Na avaliação de Robalinho, ao estabelecer que juízes e promotores fiquem sujeitos à Lei dos Crimes de Responsabilidade, o relator do projeto das 10 Medidas, deputado Onyx Lorenzoni (DEM-RS), os deixa "à mercê de atos de qualquer cidadão que se sentir prejudicado ou que buscar revanche à uma medida ou decisão".

Robalinho diz que não é contrário à discussão desse tema, desde que se considere a necessidade de reformar os dispositivos da legislação, que é de 1950.

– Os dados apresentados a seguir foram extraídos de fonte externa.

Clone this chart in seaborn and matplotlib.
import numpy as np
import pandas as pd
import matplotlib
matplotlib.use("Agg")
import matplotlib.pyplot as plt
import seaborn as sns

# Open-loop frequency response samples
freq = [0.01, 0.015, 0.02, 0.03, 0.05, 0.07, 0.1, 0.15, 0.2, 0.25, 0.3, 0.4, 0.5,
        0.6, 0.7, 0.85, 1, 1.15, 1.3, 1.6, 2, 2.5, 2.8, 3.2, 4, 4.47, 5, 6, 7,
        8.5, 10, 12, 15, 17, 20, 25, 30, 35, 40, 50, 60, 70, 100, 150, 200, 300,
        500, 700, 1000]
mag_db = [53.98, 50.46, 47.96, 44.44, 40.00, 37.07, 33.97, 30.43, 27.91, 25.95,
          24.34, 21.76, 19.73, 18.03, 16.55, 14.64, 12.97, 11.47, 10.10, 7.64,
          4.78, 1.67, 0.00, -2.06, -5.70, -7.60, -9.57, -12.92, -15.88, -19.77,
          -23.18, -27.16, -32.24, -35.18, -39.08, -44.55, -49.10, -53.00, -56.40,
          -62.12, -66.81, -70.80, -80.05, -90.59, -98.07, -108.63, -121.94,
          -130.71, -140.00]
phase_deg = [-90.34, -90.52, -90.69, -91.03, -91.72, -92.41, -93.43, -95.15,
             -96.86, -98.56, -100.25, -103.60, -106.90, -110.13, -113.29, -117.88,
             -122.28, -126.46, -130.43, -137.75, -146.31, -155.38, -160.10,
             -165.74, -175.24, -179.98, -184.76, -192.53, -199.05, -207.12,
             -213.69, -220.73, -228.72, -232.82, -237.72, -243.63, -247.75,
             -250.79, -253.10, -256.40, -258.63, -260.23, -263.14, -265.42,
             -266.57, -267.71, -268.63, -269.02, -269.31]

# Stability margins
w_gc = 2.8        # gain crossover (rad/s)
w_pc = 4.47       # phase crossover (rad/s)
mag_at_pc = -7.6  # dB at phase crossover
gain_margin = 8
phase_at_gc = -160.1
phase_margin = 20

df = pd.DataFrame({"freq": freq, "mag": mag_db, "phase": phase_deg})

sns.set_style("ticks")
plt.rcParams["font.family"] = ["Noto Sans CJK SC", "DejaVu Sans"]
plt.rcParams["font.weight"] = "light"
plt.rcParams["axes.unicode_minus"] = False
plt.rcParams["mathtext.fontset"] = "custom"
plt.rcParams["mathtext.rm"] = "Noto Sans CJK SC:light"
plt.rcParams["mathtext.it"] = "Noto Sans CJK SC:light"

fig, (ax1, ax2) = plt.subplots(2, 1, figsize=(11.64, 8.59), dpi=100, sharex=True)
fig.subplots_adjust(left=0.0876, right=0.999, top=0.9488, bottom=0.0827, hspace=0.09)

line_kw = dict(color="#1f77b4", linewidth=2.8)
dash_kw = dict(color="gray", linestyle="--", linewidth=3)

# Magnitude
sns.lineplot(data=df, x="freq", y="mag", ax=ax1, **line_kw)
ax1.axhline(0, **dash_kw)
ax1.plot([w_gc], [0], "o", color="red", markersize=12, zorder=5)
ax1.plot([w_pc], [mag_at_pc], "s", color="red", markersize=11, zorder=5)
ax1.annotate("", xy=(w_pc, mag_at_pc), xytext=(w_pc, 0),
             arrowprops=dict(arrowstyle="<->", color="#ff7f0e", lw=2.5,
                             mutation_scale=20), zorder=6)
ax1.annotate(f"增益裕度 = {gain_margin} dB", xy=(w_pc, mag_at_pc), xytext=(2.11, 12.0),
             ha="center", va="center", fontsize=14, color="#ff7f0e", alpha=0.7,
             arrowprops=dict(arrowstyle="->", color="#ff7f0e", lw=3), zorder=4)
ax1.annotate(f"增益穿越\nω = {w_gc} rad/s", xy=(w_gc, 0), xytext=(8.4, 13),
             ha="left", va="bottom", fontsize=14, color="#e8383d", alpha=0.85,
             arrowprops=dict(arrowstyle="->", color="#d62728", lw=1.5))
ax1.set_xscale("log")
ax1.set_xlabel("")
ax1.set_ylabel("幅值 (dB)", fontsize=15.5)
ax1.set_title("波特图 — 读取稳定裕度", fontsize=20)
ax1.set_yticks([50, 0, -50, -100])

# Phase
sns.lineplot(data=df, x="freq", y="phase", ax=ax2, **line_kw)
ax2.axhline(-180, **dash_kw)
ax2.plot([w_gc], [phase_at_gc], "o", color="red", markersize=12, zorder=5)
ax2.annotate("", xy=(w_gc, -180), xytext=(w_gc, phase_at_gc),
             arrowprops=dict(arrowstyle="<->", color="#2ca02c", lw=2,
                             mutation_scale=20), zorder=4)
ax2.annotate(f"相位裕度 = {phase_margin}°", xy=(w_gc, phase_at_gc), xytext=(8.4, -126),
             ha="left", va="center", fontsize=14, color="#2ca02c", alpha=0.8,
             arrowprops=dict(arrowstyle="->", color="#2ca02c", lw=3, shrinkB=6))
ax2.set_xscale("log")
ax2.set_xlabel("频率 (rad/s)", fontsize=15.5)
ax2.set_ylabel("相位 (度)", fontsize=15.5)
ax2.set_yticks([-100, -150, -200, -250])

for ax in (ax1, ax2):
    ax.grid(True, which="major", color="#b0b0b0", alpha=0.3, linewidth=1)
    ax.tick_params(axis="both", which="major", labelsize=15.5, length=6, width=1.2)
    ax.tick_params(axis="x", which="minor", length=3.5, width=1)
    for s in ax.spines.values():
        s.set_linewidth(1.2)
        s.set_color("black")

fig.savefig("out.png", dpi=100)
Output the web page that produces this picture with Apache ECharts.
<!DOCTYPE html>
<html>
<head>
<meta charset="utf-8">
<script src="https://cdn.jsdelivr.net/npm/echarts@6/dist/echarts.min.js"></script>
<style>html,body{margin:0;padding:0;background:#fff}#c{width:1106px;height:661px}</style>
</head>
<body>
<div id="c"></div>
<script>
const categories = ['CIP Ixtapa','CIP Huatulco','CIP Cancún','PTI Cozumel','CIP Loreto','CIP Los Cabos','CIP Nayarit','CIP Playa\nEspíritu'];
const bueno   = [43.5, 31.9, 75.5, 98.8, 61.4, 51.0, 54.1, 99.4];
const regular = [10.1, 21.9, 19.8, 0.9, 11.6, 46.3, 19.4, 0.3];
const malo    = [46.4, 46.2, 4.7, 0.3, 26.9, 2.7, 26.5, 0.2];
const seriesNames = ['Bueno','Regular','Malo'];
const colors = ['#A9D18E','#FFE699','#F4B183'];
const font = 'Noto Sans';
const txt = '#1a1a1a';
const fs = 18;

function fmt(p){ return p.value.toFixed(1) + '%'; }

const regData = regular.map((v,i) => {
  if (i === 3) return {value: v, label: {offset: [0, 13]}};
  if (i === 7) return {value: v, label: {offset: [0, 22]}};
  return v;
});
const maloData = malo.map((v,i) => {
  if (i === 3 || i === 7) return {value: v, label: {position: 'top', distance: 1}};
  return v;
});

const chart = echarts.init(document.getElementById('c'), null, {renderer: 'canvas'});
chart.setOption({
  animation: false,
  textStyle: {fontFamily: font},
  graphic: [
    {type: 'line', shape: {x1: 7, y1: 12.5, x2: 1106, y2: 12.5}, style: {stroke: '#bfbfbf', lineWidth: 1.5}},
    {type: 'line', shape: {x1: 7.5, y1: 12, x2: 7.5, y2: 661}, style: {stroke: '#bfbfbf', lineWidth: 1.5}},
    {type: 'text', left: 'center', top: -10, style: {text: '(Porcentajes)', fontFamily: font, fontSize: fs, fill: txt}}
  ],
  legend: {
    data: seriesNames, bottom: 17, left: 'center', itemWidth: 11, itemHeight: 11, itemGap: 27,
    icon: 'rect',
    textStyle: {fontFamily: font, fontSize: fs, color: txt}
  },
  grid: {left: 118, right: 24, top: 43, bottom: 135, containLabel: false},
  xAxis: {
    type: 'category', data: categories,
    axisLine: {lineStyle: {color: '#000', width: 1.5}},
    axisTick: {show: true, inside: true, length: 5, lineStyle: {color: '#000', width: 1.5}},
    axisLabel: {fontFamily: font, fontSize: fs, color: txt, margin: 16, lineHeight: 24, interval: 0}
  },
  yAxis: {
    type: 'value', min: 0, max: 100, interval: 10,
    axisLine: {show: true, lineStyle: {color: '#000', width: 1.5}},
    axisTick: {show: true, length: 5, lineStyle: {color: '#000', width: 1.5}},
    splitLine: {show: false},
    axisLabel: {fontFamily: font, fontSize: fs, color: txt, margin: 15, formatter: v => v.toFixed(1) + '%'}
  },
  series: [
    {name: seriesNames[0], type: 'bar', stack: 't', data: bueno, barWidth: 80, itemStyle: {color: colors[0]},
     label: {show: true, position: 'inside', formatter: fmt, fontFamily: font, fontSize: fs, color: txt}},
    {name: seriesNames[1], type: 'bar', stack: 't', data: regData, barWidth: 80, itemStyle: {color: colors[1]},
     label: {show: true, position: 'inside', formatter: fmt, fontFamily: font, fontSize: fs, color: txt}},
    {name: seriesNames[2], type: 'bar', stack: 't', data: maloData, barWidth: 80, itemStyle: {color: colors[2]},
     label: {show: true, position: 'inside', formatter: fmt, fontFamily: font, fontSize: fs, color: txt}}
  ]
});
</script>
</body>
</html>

"Ao contrário do que ele fez com outros aspectos das 10 Medidas, que foram discutidas por 100 dias, neste caso o deputado Onyx Lorenzoni está fazendo uma inclusão de afogadilho, sem discussão alguma e aos 50 minutos do segundo tempo", afirma.

O presidente da Associação dos Juízes Federais do Brasil (Ajufe), Roberto Veloso, também não poupou críticas às mudanças no projeto das 10 Medidas.

"Está havendo uma clara campanha contra os juízes visando ao enfraquecimento do Judiciário", disparou.

"Esse tipo de proposta é absurda, desmedida. É o mesmo que punir o parlamentar pelo voto dele. Então, os 10 deputados que votaram contrariamente à cassação do Eduardo Cunha (PMDB-RJ) cometeram quebra de decoro parlamentar e terão de ser submetidos a julgamento pelo Conselho de Ética da Câmara?", ironiza Veloso.

Na opinião do presidente da Ajufe, está tomando corpo um movimento que visa a estancar a apuração da corrupção na administração pública.

"Eu só posso entender como uma retaliação. Por esse dispositivo, qualquer pessoa que perder uma causa pode representar criminalmente contra o juiz desse processo. E, veja, uma decisão de primeiro grau é provisória, está sujeita a recursos que podem chegar ao Supremo Tribunal Federal".

Para Veloso, a intenção é atingir diretamente os juízes de primeira instância, que na avaliação dele atuam diretamente no enfrentamento à corrupção.

"Somos nós, os juízes de primeiro grau, que estamos no principal front desse combate".